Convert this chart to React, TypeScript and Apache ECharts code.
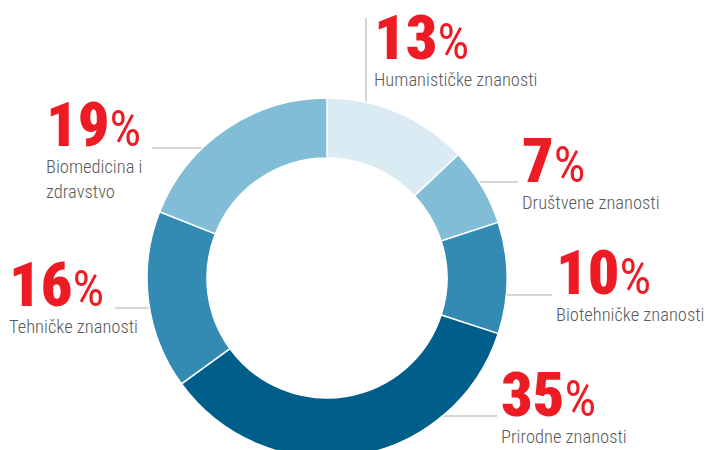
import React, { useEffect, useRef } from "react";
import * as echarts from "echarts";

const categories = [
  "Humanističke znanosti",
  "Društvene znanosti",
  "Biotehničke znanosti",
  "Prirodne znanosti",
  "Tehničke znanosti",
  "Biomedicina i\nzdravstvo",
];
const values = [13, 7, 10, 35, 16, 19];
const colors = ["#dbebf4", "#82bdd7", "#338bb4", "#005e8a", "#338bb4", "#82bdd7"];

// label placement (layout only): text left x, text top y, leader line
const CX = 327;
const CY = 278;
const R_IN = 120;
const R_OUT = 180;
const labelPos = [
  { x: 374, y: 7, vertical: true, lineX: 366, lineEnd: 18 },
  { x: 522, y: 130, lineY: 182, lineEnd: 518 },
  { x: 556, y: 242, lineY: 295, lineEnd: 552 },
  { x: 501, y: 364, lineY: 416, lineEnd: 497 },
  { x: 9, y: 254, lineY: 308, lineEnd: 115 },
  { x: 46, y: 94, lineY: 148, lineEnd: 152 },
];

const FONT = "'Roboto Condensed', sans-serif";

export default function App() {
  const ref = useRef<HTMLDivElement>(null);
  useEffect(() => {
    if (!ref.current) return;
    const chart = echarts.init(ref.current, undefined, { renderer: "svg" });
    const data = categories.map((name, i) => ({
      name,
      value: values[i],
      itemStyle: { color: colors[i] },
    }));
    chart.setOption({
      animation: false,
      backgroundColor: "#ffffff",
      series: [
        {
          type: "pie",
          center: [CX, CY],
          radius: [R_IN, R_OUT],
          startAngle: 90,
          clockwise: true,
          avoidLabelOverlap: false,
          data,
          itemStyle: { borderColor: "#ffffff", borderWidth: 1.5 },
          label: {
            show: true,
            position: "outer",
            width: 260,
            overflow: "none",
            formatter: (p: any) => `{p|${p.value}}{s|%}\n{n|${p.name}}`,
            rich: {
              p: {
                fontFamily: FONT,
                fontWeight: 900,
                fontSize: 62,
                lineHeight: 60,
                color: "#ed1c24",
              },
              s: {
                fontFamily: FONT,
                fontWeight: "normal",
                fontSize: 50,
                lineHeight: 51,
                verticalAlign: "bottom",
                color: "#ed1c24",
              },
              n: {
                fontFamily: FONT,
                fontWeight: 300,
                fontSize: 18.5,
                lineHeight: 25,
                color: "#58595b",
              },
            },
          },
          labelLine: {
            show: true,
            lineStyle: { color: "#c8c8c8", width: 1.5 },
          },
          labelLayout: (params: any) => {
            const lp = labelPos[params.dataIndex];
            let pts: number[][];
            if (lp.vertical) {
              const dx = lp.lineX! - CX;
              const y0 = CY - Math.sqrt(R_OUT * R_OUT - dx * dx);
              pts = [
                [lp.lineX!, y0],
                [lp.lineX!, (y0 + lp.lineEnd) / 2],
                [lp.lineX!, lp.lineEnd],
              ];
            } else {
              const dy = lp.lineY! - CY;
              const half = Math.sqrt(R_OUT * R_OUT - dy * dy);
              const x0 = lp.lineEnd > CX ? CX + half : CX - half;
              pts = [
                [x0, lp.lineY!],
                [(x0 + lp.lineEnd) / 2, lp.lineY!],
                [lp.lineEnd, lp.lineY!],
              ];
            }
            return {
              x: lp.x,
              y: lp.y,
              align: "left",
              verticalAlign: "top",
              labelLinePoints: pts,
            };
          },
        },
      ],
    });
    return () => chart.dispose();
  }, []);
  return (
    <div
      ref={ref}
      style={{ position: "absolute", left: 0, top: 0, width: 708, height: 450 }}
    />
  );
}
________
* REQUIRED WORK: Omit the pictures, then repeat exactly each line from the beginning of the listing through the line with "import * as".

* TASK RESULT:
Convert this chart to React, TypeScript and Apache ECharts code.
import React, { useEffect, useRef } from "react";
import * as echarts from "echarts";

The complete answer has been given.